• Records to use:
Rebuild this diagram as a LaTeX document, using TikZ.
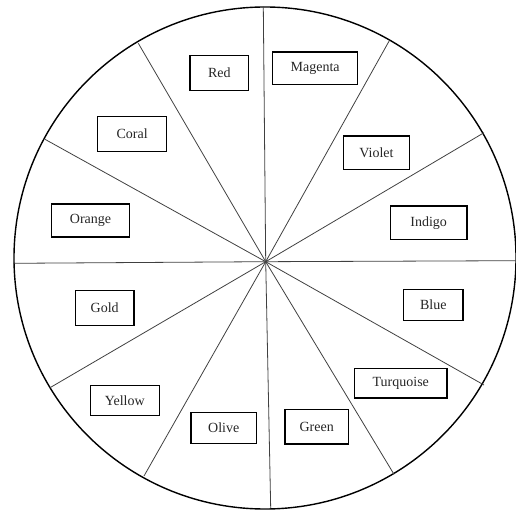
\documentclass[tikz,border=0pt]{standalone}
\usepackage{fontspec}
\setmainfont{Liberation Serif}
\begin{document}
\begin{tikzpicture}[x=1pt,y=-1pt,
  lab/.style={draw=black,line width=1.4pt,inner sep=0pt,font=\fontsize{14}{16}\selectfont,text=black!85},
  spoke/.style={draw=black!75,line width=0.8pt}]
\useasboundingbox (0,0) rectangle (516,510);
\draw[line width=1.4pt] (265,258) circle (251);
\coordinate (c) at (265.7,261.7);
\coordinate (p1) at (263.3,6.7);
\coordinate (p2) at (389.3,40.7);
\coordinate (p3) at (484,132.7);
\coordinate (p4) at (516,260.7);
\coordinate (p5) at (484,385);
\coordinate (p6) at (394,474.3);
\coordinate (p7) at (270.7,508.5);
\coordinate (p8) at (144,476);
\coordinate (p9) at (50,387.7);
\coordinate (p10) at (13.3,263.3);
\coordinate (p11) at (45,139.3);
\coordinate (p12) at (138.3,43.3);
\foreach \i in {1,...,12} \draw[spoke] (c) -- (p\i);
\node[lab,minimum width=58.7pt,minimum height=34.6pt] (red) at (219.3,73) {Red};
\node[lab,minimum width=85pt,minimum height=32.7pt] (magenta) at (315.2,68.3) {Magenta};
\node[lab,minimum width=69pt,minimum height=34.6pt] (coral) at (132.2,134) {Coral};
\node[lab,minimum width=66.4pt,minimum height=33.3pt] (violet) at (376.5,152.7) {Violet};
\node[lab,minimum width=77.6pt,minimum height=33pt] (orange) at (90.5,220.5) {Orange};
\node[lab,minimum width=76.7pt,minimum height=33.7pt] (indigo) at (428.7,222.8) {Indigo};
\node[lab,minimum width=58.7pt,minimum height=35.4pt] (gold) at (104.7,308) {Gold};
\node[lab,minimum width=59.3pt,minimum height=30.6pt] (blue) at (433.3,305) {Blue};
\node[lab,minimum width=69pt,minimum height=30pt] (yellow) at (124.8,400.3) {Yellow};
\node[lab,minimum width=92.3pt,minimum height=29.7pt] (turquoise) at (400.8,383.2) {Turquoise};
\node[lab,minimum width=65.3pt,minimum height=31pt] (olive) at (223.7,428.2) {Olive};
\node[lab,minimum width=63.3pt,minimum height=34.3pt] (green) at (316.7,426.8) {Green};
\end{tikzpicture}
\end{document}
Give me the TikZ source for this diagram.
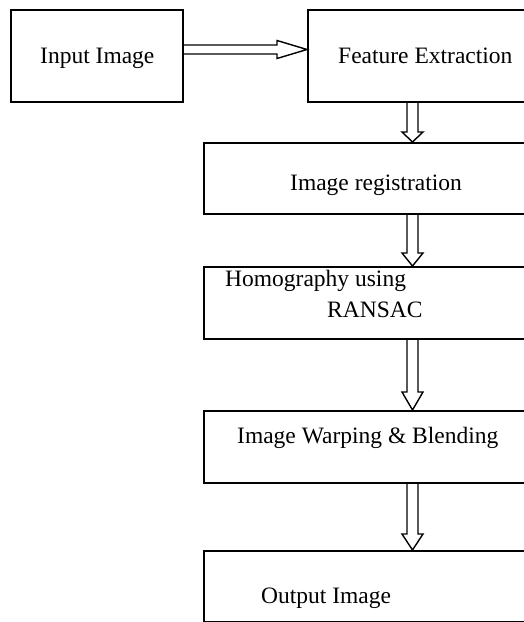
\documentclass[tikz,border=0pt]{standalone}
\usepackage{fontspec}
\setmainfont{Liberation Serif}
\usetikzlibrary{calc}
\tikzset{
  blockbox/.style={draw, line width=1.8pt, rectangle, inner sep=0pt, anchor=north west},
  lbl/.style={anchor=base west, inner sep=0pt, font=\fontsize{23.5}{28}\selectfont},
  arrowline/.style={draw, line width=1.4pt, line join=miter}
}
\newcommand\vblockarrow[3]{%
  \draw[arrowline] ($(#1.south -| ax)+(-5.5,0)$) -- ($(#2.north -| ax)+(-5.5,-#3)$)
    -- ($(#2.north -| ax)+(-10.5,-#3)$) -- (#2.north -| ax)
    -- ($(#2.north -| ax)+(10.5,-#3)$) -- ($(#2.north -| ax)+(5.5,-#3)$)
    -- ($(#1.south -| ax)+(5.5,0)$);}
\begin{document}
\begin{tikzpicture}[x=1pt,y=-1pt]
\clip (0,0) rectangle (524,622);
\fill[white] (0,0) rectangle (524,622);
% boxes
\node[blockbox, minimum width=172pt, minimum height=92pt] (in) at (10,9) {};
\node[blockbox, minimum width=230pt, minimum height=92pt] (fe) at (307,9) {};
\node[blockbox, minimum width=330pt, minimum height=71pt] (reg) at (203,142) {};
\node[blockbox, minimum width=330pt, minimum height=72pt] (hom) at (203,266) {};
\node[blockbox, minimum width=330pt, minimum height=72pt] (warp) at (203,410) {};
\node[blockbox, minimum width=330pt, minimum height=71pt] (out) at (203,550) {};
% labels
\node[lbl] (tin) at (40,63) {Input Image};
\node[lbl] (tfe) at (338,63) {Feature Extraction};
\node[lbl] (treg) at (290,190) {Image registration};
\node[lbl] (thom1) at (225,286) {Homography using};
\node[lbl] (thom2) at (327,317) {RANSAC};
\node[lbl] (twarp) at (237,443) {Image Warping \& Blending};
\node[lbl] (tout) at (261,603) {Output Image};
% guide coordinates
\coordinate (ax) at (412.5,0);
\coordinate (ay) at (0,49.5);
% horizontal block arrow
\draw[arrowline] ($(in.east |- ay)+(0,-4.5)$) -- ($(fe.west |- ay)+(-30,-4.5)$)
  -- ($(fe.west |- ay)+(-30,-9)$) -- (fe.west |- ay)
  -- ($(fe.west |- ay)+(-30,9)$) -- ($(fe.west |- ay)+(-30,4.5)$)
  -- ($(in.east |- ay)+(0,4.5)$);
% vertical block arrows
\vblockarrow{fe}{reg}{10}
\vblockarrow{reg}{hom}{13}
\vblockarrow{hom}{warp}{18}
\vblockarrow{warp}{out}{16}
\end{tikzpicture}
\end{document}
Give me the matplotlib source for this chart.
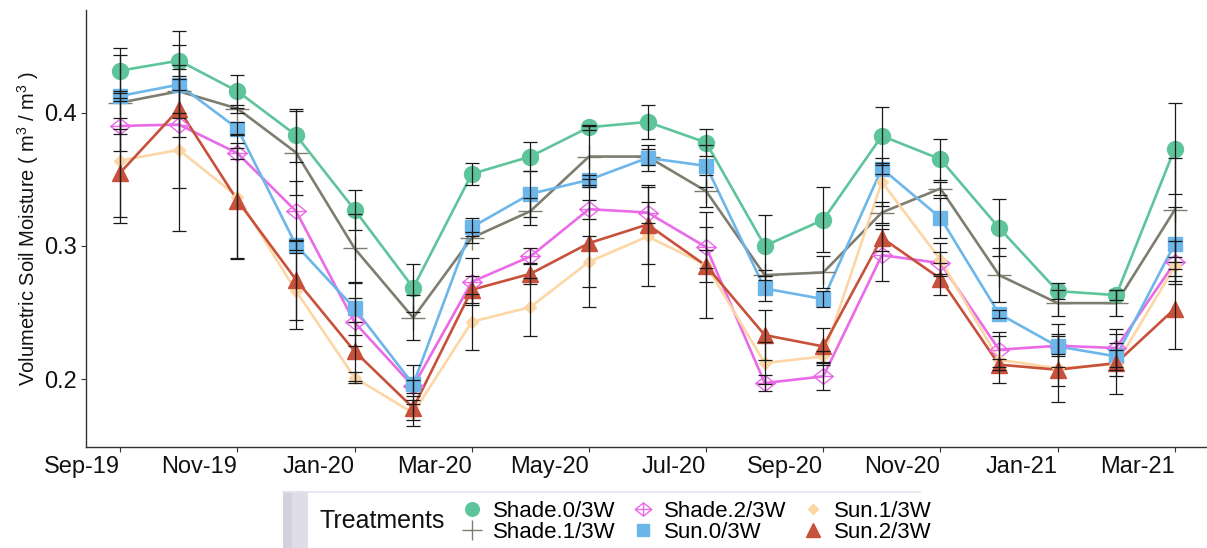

• What is asked:
The material above must be printed exactly, with its pictures left out.

• Full solution:
Rebuild this diagram as a LaTeX document, using TikZ.
\documentclass[tikz,border=0pt]{standalone}
\usepackage{fontspec}
\setmainfont{Liberation Serif}
\begin{document}
\begin{tikzpicture}[x=1pt,y=-1pt,
  lab/.style={draw=black,line width=1.4pt,inner sep=0pt,font=\fontsize{14}{16}\selectfont,text=black!85},
  spoke/.style={draw=black!75,line width=0.8pt}]
\useasboundingbox (0,0) rectangle (516,510);
\draw[line width=1.4pt] (265,258) circle (251);
\coordinate (c) at (265.7,261.7);
\coordinate (p1) at (263.3,6.7);
\coordinate (p2) at (389.3,40.7);
\coordinate (p3) at (484,132.7);
\coordinate (p4) at (516,260.7);
\coordinate (p5) at (484,385);
\coordinate (p6) at (394,474.3);
\coordinate (p7) at (270.7,508.5);
\coordinate (p8) at (144,476);
\coordinate (p9) at (50,387.7);
\coordinate (p10) at (13.3,263.3);
\coordinate (p11) at (45,139.3);
\coordinate (p12) at (138.3,43.3);
\foreach \i in {1,...,12} \draw[spoke] (c) -- (p\i);
\node[lab,minimum width=58.7pt,minimum height=34.6pt] (red) at (219.3,73) {Red};
\node[lab,minimum width=85pt,minimum height=32.7pt] (magenta) at (315.2,68.3) {Magenta};
\node[lab,minimum width=69pt,minimum height=34.6pt] (coral) at (132.2,134) {Coral};
\node[lab,minimum width=66.4pt,minimum height=33.3pt] (violet) at (376.5,152.7) {Violet};
\node[lab,minimum width=77.6pt,minimum height=33pt] (orange) at (90.5,220.5) {Orange};
\node[lab,minimum width=76.7pt,minimum height=33.7pt] (indigo) at (428.7,222.8) {Indigo};
\node[lab,minimum width=58.7pt,minimum height=35.4pt] (gold) at (104.7,308) {Gold};
\node[lab,minimum width=59.3pt,minimum height=30.6pt] (blue) at (433.3,305) {Blue};
\node[lab,minimum width=69pt,minimum height=30pt] (yellow) at (124.8,400.3) {Yellow};
\node[lab,minimum width=92.3pt,minimum height=29.7pt] (turquoise) at (400.8,383.2) {Turquoise};
\node[lab,minimum width=65.3pt,minimum height=31pt] (olive) at (223.7,428.2) {Olive};
\node[lab,minimum width=63.3pt,minimum height=34.3pt] (green) at (316.7,426.8) {Green};
\end{tikzpicture}
\end{document}
Give me the TikZ source for this diagram.
\documentclass[tikz,border=0pt]{standalone}
\usepackage{fontspec}
\setmainfont{Liberation Serif}
\usetikzlibrary{calc}
\tikzset{
  blockbox/.style={draw, line width=1.8pt, rectangle, inner sep=0pt, anchor=north west},
  lbl/.style={anchor=base west, inner sep=0pt, font=\fontsize{23.5}{28}\selectfont},
  arrowline/.style={draw, line width=1.4pt, line join=miter}
}
\newcommand\vblockarrow[3]{%
  \draw[arrowline] ($(#1.south -| ax)+(-5.5,0)$) -- ($(#2.north -| ax)+(-5.5,-#3)$)
    -- ($(#2.north -| ax)+(-10.5,-#3)$) -- (#2.north -| ax)
    -- ($(#2.north -| ax)+(10.5,-#3)$) -- ($(#2.north -| ax)+(5.5,-#3)$)
    -- ($(#1.south -| ax)+(5.5,0)$);}
\begin{document}
\begin{tikzpicture}[x=1pt,y=-1pt]
\clip (0,0) rectangle (524,622);
\fill[white] (0,0) rectangle (524,622);
% boxes
\node[blockbox, minimum width=172pt, minimum height=92pt] (in) at (10,9) {};
\node[blockbox, minimum width=230pt, minimum height=92pt] (fe) at (307,9) {};
\node[blockbox, minimum width=330pt, minimum height=71pt] (reg) at (203,142) {};
\node[blockbox, minimum width=330pt, minimum height=72pt] (hom) at (203,266) {};
\node[blockbox, minimum width=330pt, minimum height=72pt] (warp) at (203,410) {};
\node[blockbox, minimum width=330pt, minimum height=71pt] (out) at (203,550) {};
% labels
\node[lbl] (tin) at (40,63) {Input Image};
\node[lbl] (tfe) at (338,63) {Feature Extraction};
\node[lbl] (treg) at (290,190) {Image registration};
\node[lbl] (thom1) at (225,286) {Homography using};
\node[lbl] (thom2) at (327,317) {RANSAC};
\node[lbl] (twarp) at (237,443) {Image Warping \& Blending};
\node[lbl] (tout) at (261,603) {Output Image};
% guide coordinates
\coordinate (ax) at (412.5,0);
\coordinate (ay) at (0,49.5);
% horizontal block arrow
\draw[arrowline] ($(in.east |- ay)+(0,-4.5)$) -- ($(fe.west |- ay)+(-30,-4.5)$)
  -- ($(fe.west |- ay)+(-30,-9)$) -- (fe.west |- ay)
  -- ($(fe.west |- ay)+(-30,9)$) -- ($(fe.west |- ay)+(-30,4.5)$)
  -- ($(in.east |- ay)+(0,4.5)$);
% vertical block arrows
\vblockarrow{fe}{reg}{10}
\vblockarrow{reg}{hom}{13}
\vblockarrow{hom}{warp}{18}
\vblockarrow{warp}{out}{16}
\end{tikzpicture}
\end{document}
Give me the matplotlib source for this chart.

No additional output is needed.